By addressing these mistakes “your automated workflows can boost the performance of your email marketing efforts and drive business results,” he concludes.

New report shows millennials favor email over other channels

“Millennial U.S. consumers are becoming more accepting of email marketing content in their inbox, and even prefer email over other marketing channels,” writes Jess Nelson for Media Post’s Email Marketing Daily, reporting on a recent study by Mapp Digital. The study, which was conducted in partnership with Flagship Digital, surveyed 1,765 U.S. consumers, ages 18-64.
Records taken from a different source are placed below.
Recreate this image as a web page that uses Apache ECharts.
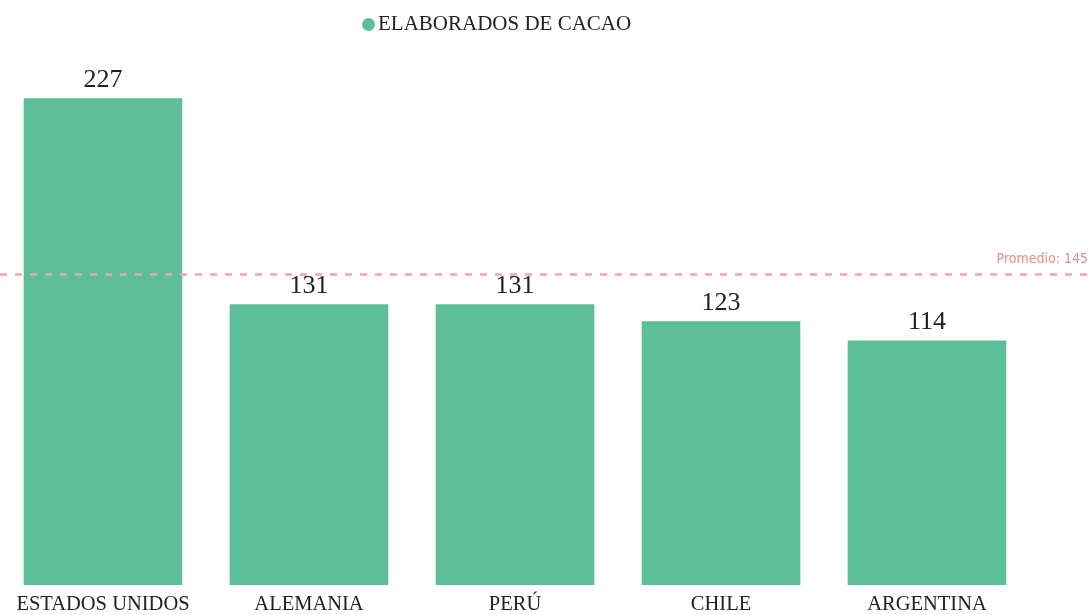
<!DOCTYPE html>
<html>
<head>
<meta charset="utf-8">
<script src="https://cdn.jsdelivr.net/npm/echarts@6/dist/echarts.min.js"></script>
<style>
  html, body { margin: 0; padding: 0; background: #fff; }
  #chart { width: 1091px; height: 615px; }
</style>
</head>
<body>
<div id="chart"></div>
<script>
const categories = ['ESTADOS UNIDOS', 'ALEMANIA', 'PERÚ', 'CHILE', 'ARGENTINA'];
const values = [227, 131, 131, 123, 114];
const seriesName = 'ELABORADOS DE CACAO';
const average = 145;

const myChart = echarts.init(document.getElementById('chart'));
const serif = '"Liberation Serif", "DejaVu Serif", serif';

const option = {
  animation: false,
  legend: {
    data: [seriesName],
    left: 357,
    top: 9,
    icon: 'circle',
    itemWidth: 13,
    itemHeight: 13,
    itemGap: 4,
    textStyle: { fontFamily: serif, fontSize: 21, color: '#222', padding: [0, 0, 0, -2] }
  },
  grid: [
    { left: 0, right: 61, top: 49, bottom: 30 },
    { left: 0, right: 0, top: 49, bottom: 30 }
  ],
  xAxis: [
    {
      type: 'category',
      gridIndex: 0,
      data: categories,
      axisLine: { show: false },
      axisTick: { show: false },
      axisLabel: { interval: 0, fontFamily: serif, fontSize: 20.5, color: '#222', margin: 9 }
    },
    { type: 'value', gridIndex: 1, show: false, min: 0, max: 1 }
  ],
  yAxis: [
    { type: 'value', gridIndex: 0, min: 0, max: 250, show: false, splitLine: { show: false } },
    { type: 'value', gridIndex: 1, min: 0, max: 250, show: false, splitLine: { show: false } }
  ],
  series: [
    {
      name: seriesName,
      type: 'bar',
      xAxisIndex: 0,
      yAxisIndex: 0,
      barWidth: '77%',
      itemStyle: { color: '#5dbe9a' },
      label: {
        show: true,
        position: 'top',
        distance: 5,
        fontFamily: serif,
        fontSize: 26,
        color: '#222'
      },
      data: values
    },
    {
      name: 'promedio',
      type: 'line',
      xAxisIndex: 1,
      yAxisIndex: 1,
      data: [],
      silent: true,
      markLine: {
        symbol: 'none',
        silent: true,
        lineStyle: { color: '#f0a5a5', type: [7, 8], width: 2.5 },
        label: {
          position: 'insideEndTop',
          formatter: 'Promedio: {c}',
          fontFamily: '"DejaVu Sans Condensed", "DejaVu Sans", sans-serif',
          fontSize: 14,
          color: '#e58f8f',
          distance: [3, 8]
        },
        data: [{ yAxis: average }]
      }
    }
  ]
};

myChart.setOption(option);
</script>
</body>
</html>
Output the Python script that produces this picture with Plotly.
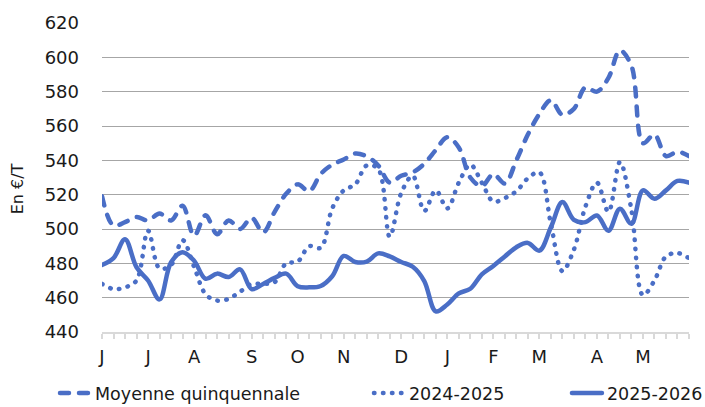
import plotly.graph_objects as go

weeks = list(range(52))
month_labels = ["J", "", "", "", "J", "", "", "", "A", "", "", "", "", "S", "", "", "",
                "O", "", "", "", "N", "", "", "", "", "D", "", "", "", "J", "", "", "",
                "F", "", "", "", "M", "", "", "", "", "A", "", "", "", "M", "", "", "", ""]

moyenne = [519, 502, 504, 507, 505, 509, 505, 513.5, 496, 508, 497, 505, 500, 506.5, 498,
           510, 520.5, 526, 522, 532, 537.5, 540.5, 544, 542.3, 537, 527, 531, 533, 538,
           546, 553.5, 547.5, 530, 525, 532, 526.5, 540, 555, 567, 575, 566.5, 570, 582.5,
           580, 588, 604, 595, 550, 555, 542.5, 545, 542.5]

s2024 = [468, 465, 466, 470, 499, 477, 479, 493.5, 478, 462, 458.3, 459.3, 463.5, 468, 468,
         469, 480, 481, 490, 489, 512, 522.5, 526, 537, 535, 495.5, 521, 531, 510.5, 522.5,
         512, 527, 537.5, 527, 516, 518, 522, 529.5, 533, 503, 475.5, 488, 513, 527, 510,
         539, 511, 461.5, 470, 484, 486, 483]

s2025 = [479, 483, 494, 477.7, 470, 459, 480.6, 486.5, 481.5, 471, 474, 472, 476.5, 465, 468,
         471.5, 474, 466.7, 466, 466.8, 472.5, 484.3, 480.8, 481, 485.8, 484, 480.8, 478,
         469.7, 452, 456, 462.5, 465.2, 473.6, 478.5, 484, 489.4, 491.9, 487.4, 501, 515.7,
         505.3, 504, 507.9, 499, 511.8, 503, 522.5, 517.6, 522.5, 528, 527]

y_ticks = [440, 460, 480, 500, 520, 540, 560, 580, 600, 620]

COLOR = "#4A6EC6"
FONT = "DejaVu Sans"
TXT = "#1a1a1a"

fig = go.Figure()
fig.add_trace(go.Scatter(x=weeks, y=moyenne, mode="lines", name="Moyenne quinquennale",
                         line=dict(color=COLOR, width=4.5, dash="9px,10px", shape="spline", smoothing=1),
                         legend="legend2"))
fig.add_trace(go.Scatter(x=weeks, y=s2024, mode="lines", name="2024-2025",
                         line=dict(color=COLOR, width=4.5, dash="0.5px,8.5px", shape="spline", smoothing=1),
                         legend="legend3"))
fig.add_trace(go.Scatter(x=weeks, y=s2025, mode="lines", name="2025-2026",
                         line=dict(color=COLOR, width=4.5, shape="spline", smoothing=1),
                         legend="legend4"))

leg_common = dict(orientation="h", yanchor="middle", y=-0.198, xanchor="left",
                  font=dict(family=FONT, size=17.5, color=TXT), bgcolor="rgba(0,0,0,0)")

fig.update_layout(
    width=705, height=407,
    margin=dict(l=102, r=16, t=23, b=75, autoexpand=False),
    paper_bgcolor="white", plot_bgcolor="white",
    font=dict(family=FONT, size=16, color=TXT),
    legend2=dict(x=-0.0801, **leg_common),
    legend3=dict(x=0.4548, **leg_common),
    legend4=dict(x=0.7921, **leg_common),
    xaxis=dict(range=[0, 51], tickmode="array", tickvals=weeks, ticktext=month_labels,
               ticks="outside", ticklen=5, tickwidth=1.5, tickcolor="#D9D9D9",
               showline=True, linecolor="#D9D9D9", linewidth=1.5,
               showgrid=False, zeroline=False, tickangle=0, automargin=False,
               tickfont=dict(family=FONT, size=18, color=TXT), ticklabelstandoff=3),
    yaxis=dict(range=[440, 620], tickmode="array", tickvals=y_ticks,
               showgrid=True, gridcolor="#A6A6A6", gridwidth=1,
               zeroline=False, showline=False, ticks="", automargin=False,
               tickfont=dict(family=FONT, size=18, color=TXT), ticklabelstandoff=22),
    annotations=[dict(text="En €/T", xref="paper", yref="paper", x=-0.1448, y=0.462,
                      textangle=-90, showarrow=False, xanchor="center", yanchor="middle",
                      font=dict(family=FONT, size=16, color=TXT))],
)

post = ("document.body.style.margin='0';"
        "var s=document.createElement('style');"
        "s.textContent='body{margin:0}path.js-line{stroke-linecap:round;stroke-linejoin:round}';"
        "document.head.appendChild(s);")
fig.write_html("out.html", post_script=post, config={"displayModeBar": False})
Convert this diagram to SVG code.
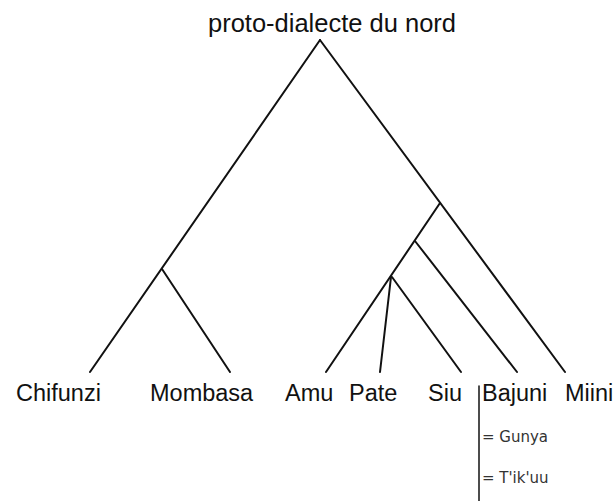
<svg xmlns="http://www.w3.org/2000/svg" width="614" height="501" viewBox="0 0 614 501">
<style>
.e{stroke:#111;stroke-width:2;fill:none;stroke-linecap:round}
.t{font-family:"Liberation Sans",Arial,sans-serif;font-size:23.5px;fill:#111}
.s{font-family:"DejaVu Sans",Verdana,sans-serif;font-size:15px;fill:#333}
</style>
<rect width="614" height="501" fill="#fff"/>
<g id="root"><text class="t" x="332" y="32" text-anchor="middle" style="font-size:25.5px">proto-dialecte du nord</text></g>
<g id="connectors">
<path class="e" d="M320 40 L90 372"/>
<path class="e" d="M320 40 L565 372"/>
<path class="e" d="M162 269 L230 372"/>
<path class="e" d="M440 203 L326 372"/>
<path class="e" d="M415 241 L517 372"/>
<path class="e" d="M391 277 L380 372"/>
<path class="e" d="M392 277 L461 372"/>
<path class="e" d="M479 386 L479 501" style="stroke-width:1.5"/>
</g>
<g id="chifunzi"><text class="t" x="16" y="401">Chifunzi</text></g>
<g id="mombasa"><text class="t" x="150" y="401">Mombasa</text></g>
<g id="amu"><text class="t" x="285" y="401">Amu</text></g>
<g id="pate"><text class="t" x="349" y="401">Pate</text></g>
<g id="siu"><text class="t" x="428" y="401">Siu</text></g>
<g id="bajuni"><text class="t" x="482" y="401">Bajuni</text></g>
<g id="miini"><text class="t" x="565" y="401">Miini</text></g>
<g id="gunya"><text class="s" x="482" y="442">= Gunya</text></g>
<g id="tikuu"><text class="s" x="482" y="483">= T'ik'uu</text></g>
</svg>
“While email was the most preferred marketing platform for millennials, 8.5 percent preferred social media and 4.5 percent preferred text messages over alternative marketing channels,” Nelson writes. The findings also reinforce the importance of mobile in email marketing. Overall, 72 percent of respondents reported checking their email on a mobile device; however, the study found that 90 percent of respondents between the ages of 18 and 24 and 83 percent of respondents between the ages of 25 and 34 reported using mobile devices for that purpose.

The study also found that millennials subscribe to fewer email campaigns than older respondents, with just 38 percent of millennials reporting that they subscribed to seven or more brands’ emails, compared to 44 percent of the general population. Love for a specific brand was a major influence when deciding to join an email list, according to the study.

“Email marketing is still very relevant to brands, specifically for the hard-to-reach 18-34-year-old audience,” says Mapp Digital CEO Mike Biwer, adding that “the survey results suggest that this group of consumers are engaging with fewer brands on a more intimate level.”